Healthcare is a right – so why does it still feel like a privilege?
4 min read
In theory, healthcare is a constitutional right in South Africa. Section 27 of the Constitution guarantees that “everyone has the right to have access to healthcare services, including reproductive healthcare.” That right is not limited by race, income or social status – it is meant to belong to all of us.
Yet, for many South Africans, the lived reality feels very different.
South Africa’s healthcare landscape is sharply divided. Around 84% of the population relies on the public healthcare system, which serves as the backbone of care for most people. By contrast, only about 15%–16% of South Africans have access to private medical schemes, despite this smaller group absorbing a disproportionate share of healthcare spending.
Public facilities – the clinics and hospitals that most of us are constitutionally entitled to – are often well-intentioned but overstretched. Long queues, staff shortages, outdated infrastructure and inconsistent supply of medicines are common – barriers that make accessing even basic care a challenge for many.
For too many, getting healthcare still feels like navigating an obstacle course; patients often wait for hours, even for routine consultations; specialist services can be weeks or months away; and rural communities experience even greater shortages of staff and resources.
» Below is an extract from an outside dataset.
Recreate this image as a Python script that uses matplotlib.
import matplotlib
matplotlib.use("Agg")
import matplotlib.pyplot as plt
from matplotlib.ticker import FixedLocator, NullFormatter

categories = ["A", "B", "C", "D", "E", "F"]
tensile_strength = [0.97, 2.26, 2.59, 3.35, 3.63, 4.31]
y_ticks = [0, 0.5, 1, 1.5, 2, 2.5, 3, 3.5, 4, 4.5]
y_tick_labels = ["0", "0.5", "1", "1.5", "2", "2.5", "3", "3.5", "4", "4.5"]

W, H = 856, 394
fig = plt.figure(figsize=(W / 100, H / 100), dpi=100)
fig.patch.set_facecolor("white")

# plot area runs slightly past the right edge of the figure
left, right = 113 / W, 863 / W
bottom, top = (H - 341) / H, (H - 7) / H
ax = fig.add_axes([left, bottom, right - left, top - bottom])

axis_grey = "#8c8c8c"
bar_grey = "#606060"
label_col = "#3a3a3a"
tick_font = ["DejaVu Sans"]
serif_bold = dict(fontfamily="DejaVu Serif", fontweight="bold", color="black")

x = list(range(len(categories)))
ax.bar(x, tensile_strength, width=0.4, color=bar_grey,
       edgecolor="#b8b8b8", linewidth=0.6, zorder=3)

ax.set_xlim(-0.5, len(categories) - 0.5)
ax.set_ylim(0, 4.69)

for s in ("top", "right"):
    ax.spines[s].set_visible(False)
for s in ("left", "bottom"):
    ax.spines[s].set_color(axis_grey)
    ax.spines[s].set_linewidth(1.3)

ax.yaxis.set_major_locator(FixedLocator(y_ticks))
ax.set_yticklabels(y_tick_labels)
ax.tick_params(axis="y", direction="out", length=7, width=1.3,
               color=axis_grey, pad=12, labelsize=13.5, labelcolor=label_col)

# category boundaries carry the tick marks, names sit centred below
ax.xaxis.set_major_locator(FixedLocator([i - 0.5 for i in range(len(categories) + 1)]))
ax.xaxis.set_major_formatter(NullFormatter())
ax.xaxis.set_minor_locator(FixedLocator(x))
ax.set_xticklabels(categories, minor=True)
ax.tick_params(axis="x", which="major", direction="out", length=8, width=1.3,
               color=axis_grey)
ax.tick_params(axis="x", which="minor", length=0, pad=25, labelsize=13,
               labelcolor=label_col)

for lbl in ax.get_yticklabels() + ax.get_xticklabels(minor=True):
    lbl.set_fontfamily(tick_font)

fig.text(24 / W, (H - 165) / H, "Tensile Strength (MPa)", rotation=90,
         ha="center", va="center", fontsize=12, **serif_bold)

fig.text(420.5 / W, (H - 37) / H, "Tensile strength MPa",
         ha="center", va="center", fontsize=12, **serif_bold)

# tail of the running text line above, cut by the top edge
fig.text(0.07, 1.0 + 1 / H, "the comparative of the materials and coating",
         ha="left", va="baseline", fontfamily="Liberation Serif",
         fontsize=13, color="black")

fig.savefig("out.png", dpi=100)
Meanwhile, those who can afford it seek care in the private sector, where access is faster and infrastructure more advanced – but the cost is prohibitive for most.
“Healthcare should not feel like a luxury reserved for the few,” says Lance Blumeris, from digital health provider, Unu Health. “The constitutional promise of healthcare access is not just a legal phrase. It is about people feeling that they can walk into a clinic when they fall sick without fear of barriers or uncertainty.”
The gaps in access are not abstract statistics; they are everyday lived experiences for families across the country. Recent surveys show that fewer than one in five South Africans has medical aid coverage, and the vast majority of those without it worry about affording care when they need it.
More than half of citizens report having gone without medicine or treatment in the past year because of cost or logistical challenges.
For people balancing job insecurity, household responsibilities, transport costs and the rising price of living, access to timely, quality healthcare can feel like an afterthought rather than a right.
The uneven nature of South Africa’s health system – with high-resource private care on one side and an overburdened public system on the other – has prompted a search for practical solutions that can ease pressure and expand meaningful access.
Digital healthcare platforms are emerging as one part of that conversation: enabling easier access to consultations, second opinions and support for those who cannot afford repeated in-person appointments, and helping to triage needs efficiently without patients needing to queue for hours.
“We are not replacing the public system,” Blumeris explains, “but we are working to ensure access – the lived experience of healthcare – aligns more closely with the constitutional right it should be.”
For that promise to be realised, the conversation must move beyond policy and into everyday experience – and toward solutions that make access real, tangible and equitable for all.